* [OBJECTIVE]
Track down every line below that holds "this" and copy it.

* [ENTRIES SUPPLIED]
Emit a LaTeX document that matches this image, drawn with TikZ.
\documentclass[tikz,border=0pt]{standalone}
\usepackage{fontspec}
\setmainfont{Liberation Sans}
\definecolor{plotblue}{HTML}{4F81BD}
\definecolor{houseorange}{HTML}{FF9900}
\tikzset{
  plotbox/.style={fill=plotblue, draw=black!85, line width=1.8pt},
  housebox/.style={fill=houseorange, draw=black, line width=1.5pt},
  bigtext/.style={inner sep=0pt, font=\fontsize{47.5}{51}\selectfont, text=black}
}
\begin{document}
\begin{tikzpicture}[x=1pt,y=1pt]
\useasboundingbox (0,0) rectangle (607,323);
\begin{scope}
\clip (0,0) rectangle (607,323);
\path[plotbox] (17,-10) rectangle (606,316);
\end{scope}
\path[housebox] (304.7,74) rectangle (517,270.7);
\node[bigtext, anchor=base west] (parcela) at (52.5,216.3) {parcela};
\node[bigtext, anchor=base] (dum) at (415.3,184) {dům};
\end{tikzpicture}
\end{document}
---
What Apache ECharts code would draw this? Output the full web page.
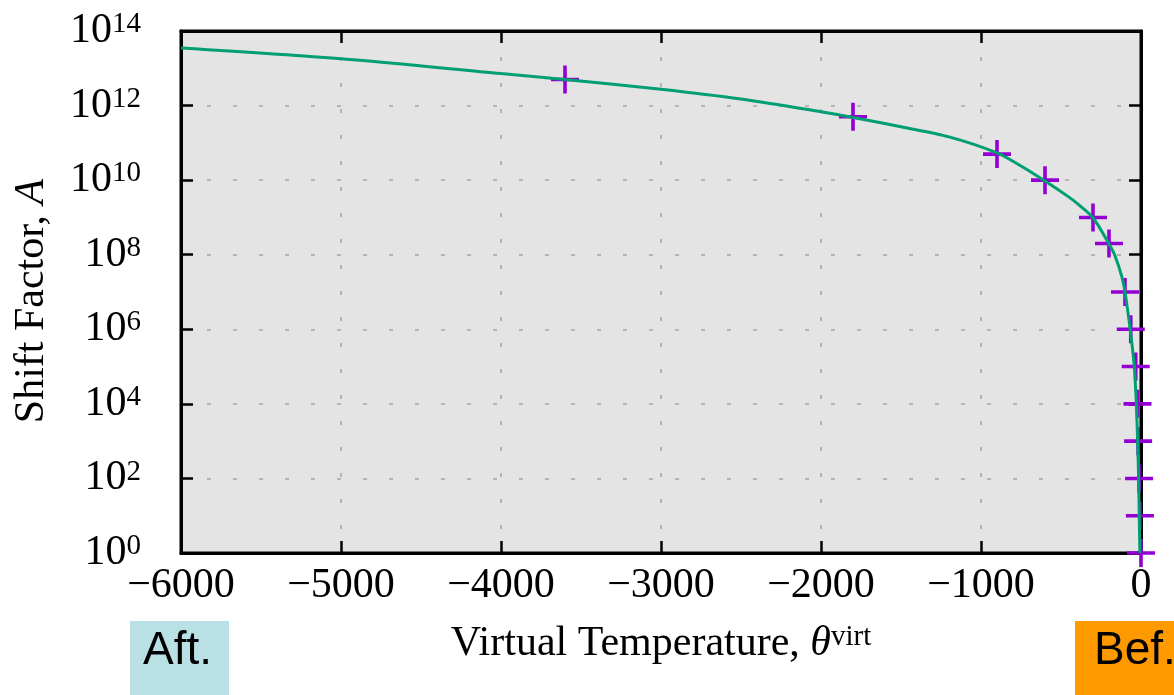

* [CORRECT RESULT]
Emit a LaTeX document that matches this image, drawn with TikZ.
What Apache ECharts code would draw this? Output the full web page.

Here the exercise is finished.